Judging from the howls of outrage emanating from union representatives at Television Centre last night, that may prove tricky. But the reaction of workers at companies such as Barclays Bank, Vodafone, Morrisons and Aviva – or any other business that has already shut its final salary pension scheme, or pared back on benefits in another way – is likely to be "welcome to the real world".

There will no doubt be endless arguments about the way the BBC is treating its staff – though note that it is sticking with a retirement age of 60, despite plans for an increase in the state pension age to 66 and beyond – but the inescapable truth is that old-style final salary schemes are no longer affordable.

The distinction between funded schemes such as the one at the BBC and unfunded plans, more normal in the public sector, is a red herring.

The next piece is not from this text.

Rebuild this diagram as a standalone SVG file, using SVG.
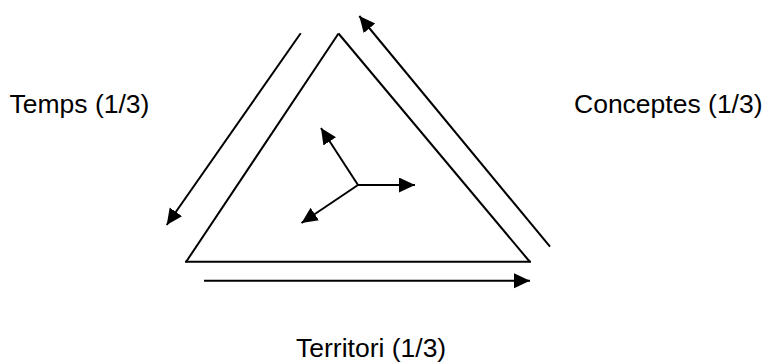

Either way, if the money coming into the scheme falls short of the pensions due to go out, the taxpayer – and the licence fee is just another tax – has to meet the bill. It would be difficult enough to expect that of taxpayers at any time, but even more so when so many of them have already seen their private sector guaranteed pensions disappear.

The Government has already singled out the public sector pension bill as a long-term source of cost savings. It may choose to wield the axe differently to the BBC, but the axe will fall.

Indeed, one wonders whether the BBC, which appears to be terrified of Conservative ministers who were so critical of it when in opposition, is seeking to curry favour with the new Government, providing the Treasury with a template for cuts.